*PROVIDED DATA:*
══════════

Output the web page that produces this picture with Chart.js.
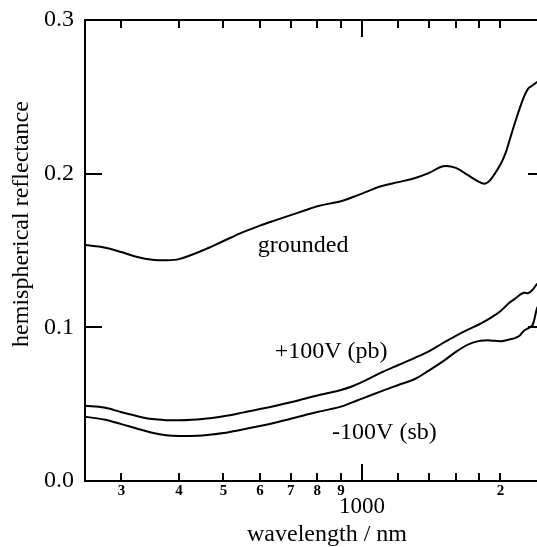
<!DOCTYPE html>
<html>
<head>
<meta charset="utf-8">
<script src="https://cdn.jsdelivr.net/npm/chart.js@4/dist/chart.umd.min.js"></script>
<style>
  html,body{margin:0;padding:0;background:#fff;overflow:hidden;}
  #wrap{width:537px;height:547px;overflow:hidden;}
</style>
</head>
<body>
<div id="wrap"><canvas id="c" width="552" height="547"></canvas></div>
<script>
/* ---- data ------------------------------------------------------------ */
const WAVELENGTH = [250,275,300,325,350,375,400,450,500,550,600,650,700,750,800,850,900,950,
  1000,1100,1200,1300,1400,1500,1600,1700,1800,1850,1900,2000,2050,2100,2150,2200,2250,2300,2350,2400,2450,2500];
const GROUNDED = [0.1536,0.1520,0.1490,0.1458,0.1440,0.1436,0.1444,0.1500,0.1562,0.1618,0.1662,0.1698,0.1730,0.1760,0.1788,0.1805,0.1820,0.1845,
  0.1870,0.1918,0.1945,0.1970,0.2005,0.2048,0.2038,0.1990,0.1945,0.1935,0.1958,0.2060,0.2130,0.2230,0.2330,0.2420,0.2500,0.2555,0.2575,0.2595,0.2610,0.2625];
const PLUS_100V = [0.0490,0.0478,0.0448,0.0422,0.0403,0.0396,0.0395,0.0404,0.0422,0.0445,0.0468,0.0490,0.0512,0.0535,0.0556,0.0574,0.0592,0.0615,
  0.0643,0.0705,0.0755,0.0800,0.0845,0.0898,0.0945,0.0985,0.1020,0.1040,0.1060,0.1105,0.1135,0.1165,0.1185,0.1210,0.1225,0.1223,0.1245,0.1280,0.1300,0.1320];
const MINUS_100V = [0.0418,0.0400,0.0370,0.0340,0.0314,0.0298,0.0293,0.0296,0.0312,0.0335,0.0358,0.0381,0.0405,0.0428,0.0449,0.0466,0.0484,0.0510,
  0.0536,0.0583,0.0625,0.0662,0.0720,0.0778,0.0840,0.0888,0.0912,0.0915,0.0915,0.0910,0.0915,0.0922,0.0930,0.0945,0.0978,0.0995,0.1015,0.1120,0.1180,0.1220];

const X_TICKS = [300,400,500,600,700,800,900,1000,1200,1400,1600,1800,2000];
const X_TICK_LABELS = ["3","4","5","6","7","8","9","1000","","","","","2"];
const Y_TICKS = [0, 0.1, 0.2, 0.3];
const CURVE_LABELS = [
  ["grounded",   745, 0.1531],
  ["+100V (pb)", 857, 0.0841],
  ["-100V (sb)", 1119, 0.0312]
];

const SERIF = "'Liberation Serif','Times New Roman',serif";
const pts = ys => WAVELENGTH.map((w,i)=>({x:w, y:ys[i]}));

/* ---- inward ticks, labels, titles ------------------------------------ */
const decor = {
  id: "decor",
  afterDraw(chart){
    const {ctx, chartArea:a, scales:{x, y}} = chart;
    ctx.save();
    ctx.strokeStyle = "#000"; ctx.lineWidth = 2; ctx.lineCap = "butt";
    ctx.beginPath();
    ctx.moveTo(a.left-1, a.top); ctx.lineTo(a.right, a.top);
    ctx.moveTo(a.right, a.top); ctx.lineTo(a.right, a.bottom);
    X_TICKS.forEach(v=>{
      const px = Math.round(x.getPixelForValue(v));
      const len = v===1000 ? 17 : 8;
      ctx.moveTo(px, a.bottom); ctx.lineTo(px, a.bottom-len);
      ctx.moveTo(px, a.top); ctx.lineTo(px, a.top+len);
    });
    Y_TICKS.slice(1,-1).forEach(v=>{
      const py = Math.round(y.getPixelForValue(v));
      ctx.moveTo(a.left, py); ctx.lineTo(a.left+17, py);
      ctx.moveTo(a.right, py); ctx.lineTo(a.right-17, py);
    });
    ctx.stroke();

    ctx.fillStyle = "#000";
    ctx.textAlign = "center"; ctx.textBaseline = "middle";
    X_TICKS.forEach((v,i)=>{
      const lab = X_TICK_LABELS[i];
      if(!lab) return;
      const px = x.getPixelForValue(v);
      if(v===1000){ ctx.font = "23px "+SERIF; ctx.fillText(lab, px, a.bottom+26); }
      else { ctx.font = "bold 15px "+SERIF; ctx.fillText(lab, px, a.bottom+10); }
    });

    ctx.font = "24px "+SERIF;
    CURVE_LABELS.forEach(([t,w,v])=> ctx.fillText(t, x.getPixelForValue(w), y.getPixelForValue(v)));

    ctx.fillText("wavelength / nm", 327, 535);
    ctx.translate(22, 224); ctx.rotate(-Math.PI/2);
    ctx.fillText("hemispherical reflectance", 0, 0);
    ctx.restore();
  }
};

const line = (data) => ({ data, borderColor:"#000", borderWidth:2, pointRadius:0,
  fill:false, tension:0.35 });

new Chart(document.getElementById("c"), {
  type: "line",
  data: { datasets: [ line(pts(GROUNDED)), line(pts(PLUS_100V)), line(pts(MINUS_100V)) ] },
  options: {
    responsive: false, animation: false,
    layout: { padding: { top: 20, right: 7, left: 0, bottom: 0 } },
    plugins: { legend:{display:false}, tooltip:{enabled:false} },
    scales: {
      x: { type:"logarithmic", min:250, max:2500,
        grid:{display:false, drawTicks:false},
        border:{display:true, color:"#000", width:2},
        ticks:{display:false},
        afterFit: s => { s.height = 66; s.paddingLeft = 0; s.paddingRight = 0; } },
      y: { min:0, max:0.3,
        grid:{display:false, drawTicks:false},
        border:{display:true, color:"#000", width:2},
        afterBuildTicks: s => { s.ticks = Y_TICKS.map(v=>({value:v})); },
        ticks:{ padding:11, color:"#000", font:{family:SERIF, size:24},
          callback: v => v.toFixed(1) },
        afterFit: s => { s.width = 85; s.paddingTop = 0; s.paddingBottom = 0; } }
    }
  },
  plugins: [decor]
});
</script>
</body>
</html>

══════════

*AIM OF THE TASK:*
Omit the pictures, then output the rest of the listing exactly.

*WRITTEN ANSWER:*
Output the web page that produces this picture with Chart.js.
<!DOCTYPE html>
<html>
<head>
<meta charset="utf-8">
<script src="https://cdn.jsdelivr.net/npm/chart.js@4/dist/chart.umd.min.js"></script>
<style>
  html,body{margin:0;padding:0;background:#fff;overflow:hidden;}
  #wrap{width:537px;height:547px;overflow:hidden;}
</style>
</head>
<body>
<div id="wrap"><canvas id="c" width="552" height="547"></canvas></div>
<script>
/* ---- data ------------------------------------------------------------ */
const WAVELENGTH = [250,275,300,325,350,375,400,450,500,550,600,650,700,750,800,850,900,950,
  1000,1100,1200,1300,1400,1500,1600,1700,1800,1850,1900,2000,2050,2100,2150,2200,2250,2300,2350,2400,2450,2500];
const GROUNDED = [0.1536,0.1520,0.1490,0.1458,0.1440,0.1436,0.1444,0.1500,0.1562,0.1618,0.1662,0.1698,0.1730,0.1760,0.1788,0.1805,0.1820,0.1845,
  0.1870,0.1918,0.1945,0.1970,0.2005,0.2048,0.2038,0.1990,0.1945,0.1935,0.1958,0.2060,0.2130,0.2230,0.2330,0.2420,0.2500,0.2555,0.2575,0.2595,0.2610,0.2625];
const PLUS_100V = [0.0490,0.0478,0.0448,0.0422,0.0403,0.0396,0.0395,0.0404,0.0422,0.0445,0.0468,0.0490,0.0512,0.0535,0.0556,0.0574,0.0592,0.0615,
  0.0643,0.0705,0.0755,0.0800,0.0845,0.0898,0.0945,0.0985,0.1020,0.1040,0.1060,0.1105,0.1135,0.1165,0.1185,0.1210,0.1225,0.1223,0.1245,0.1280,0.1300,0.1320];
const MINUS_100V = [0.0418,0.0400,0.0370,0.0340,0.0314,0.0298,0.0293,0.0296,0.0312,0.0335,0.0358,0.0381,0.0405,0.0428,0.0449,0.0466,0.0484,0.0510,
  0.0536,0.0583,0.0625,0.0662,0.0720,0.0778,0.0840,0.0888,0.0912,0.0915,0.0915,0.0910,0.0915,0.0922,0.0930,0.0945,0.0978,0.0995,0.1015,0.1120,0.1180,0.1220];

const X_TICKS = [300,400,500,600,700,800,900,1000,1200,1400,1600,1800,2000];
const X_TICK_LABELS = ["3","4","5","6","7","8","9","1000","","","","","2"];
const Y_TICKS = [0, 0.1, 0.2, 0.3];
const CURVE_LABELS = [
  ["grounded",   745, 0.1531],
  ["+100V (pb)", 857, 0.0841],
  ["-100V (sb)", 1119, 0.0312]
];

const SERIF = "'Liberation Serif','Times New Roman',serif";
const pts = ys => WAVELENGTH.map((w,i)=>({x:w, y:ys[i]}));

/* ---- inward ticks, labels, titles ------------------------------------ */
const decor = {
  id: "decor",
  afterDraw(chart){
    const {ctx, chartArea:a, scales:{x, y}} = chart;
    ctx.save();
    ctx.strokeStyle = "#000"; ctx.lineWidth = 2; ctx.lineCap = "butt";
    ctx.beginPath();
    ctx.moveTo(a.left-1, a.top); ctx.lineTo(a.right, a.top);
    ctx.moveTo(a.right, a.top); ctx.lineTo(a.right, a.bottom);
    X_TICKS.forEach(v=>{
      const px = Math.round(x.getPixelForValue(v));
      const len = v===1000 ? 17 : 8;
      ctx.moveTo(px, a.bottom); ctx.lineTo(px, a.bottom-len);
      ctx.moveTo(px, a.top); ctx.lineTo(px, a.top+len);
    });
    Y_TICKS.slice(1,-1).forEach(v=>{
      const py = Math.round(y.getPixelForValue(v));
      ctx.moveTo(a.left, py); ctx.lineTo(a.left+17, py);
      ctx.moveTo(a.right, py); ctx.lineTo(a.right-17, py);
    });
    ctx.stroke();

    ctx.fillStyle = "#000";
    ctx.textAlign = "center"; ctx.textBaseline = "middle";
    X_TICKS.forEach((v,i)=>{
      const lab = X_TICK_LABELS[i];
      if(!lab) return;
      const px = x.getPixelForValue(v);
      if(v===1000){ ctx.font = "23px "+SERIF; ctx.fillText(lab, px, a.bottom+26); }
      else { ctx.font = "bold 15px "+SERIF; ctx.fillText(lab, px, a.bottom+10); }
    });

    ctx.font = "24px "+SERIF;
    CURVE_LABELS.forEach(([t,w,v])=> ctx.fillText(t, x.getPixelForValue(w), y.getPixelForValue(v)));

    ctx.fillText("wavelength / nm", 327, 535);
    ctx.translate(22, 224); ctx.rotate(-Math.PI/2);
    ctx.fillText("hemispherical reflectance", 0, 0);
    ctx.restore();
  }
};

const line = (data) => ({ data, borderColor:"#000", borderWidth:2, pointRadius:0,
  fill:false, tension:0.35 });

new Chart(document.getElementById("c"), {
  type: "line",
  data: { datasets: [ line(pts(GROUNDED)), line(pts(PLUS_100V)), line(pts(MINUS_100V)) ] },
  options: {
    responsive: false, animation: false,
    layout: { padding: { top: 20, right: 7, left: 0, bottom: 0 } },
    plugins: { legend:{display:false}, tooltip:{enabled:false} },
    scales: {
      x: { type:"logarithmic", min:250, max:2500,
        grid:{display:false, drawTicks:false},
        border:{display:true, color:"#000", width:2},
        ticks:{display:false},
        afterFit: s => { s.height = 66; s.paddingLeft = 0; s.paddingRight = 0; } },
      y: { min:0, max:0.3,
        grid:{display:false, drawTicks:false},
        border:{display:true, color:"#000", width:2},
        afterBuildTicks: s => { s.ticks = Y_TICKS.map(v=>({value:v})); },
        ticks:{ padding:11, color:"#000", font:{family:SERIF, size:24},
          callback: v => v.toFixed(1) },
        afterFit: s => { s.width = 85; s.paddingTop = 0; s.paddingBottom = 0; } }
    }
  },
  plugins: [decor]
});
</script>
</body>
</html>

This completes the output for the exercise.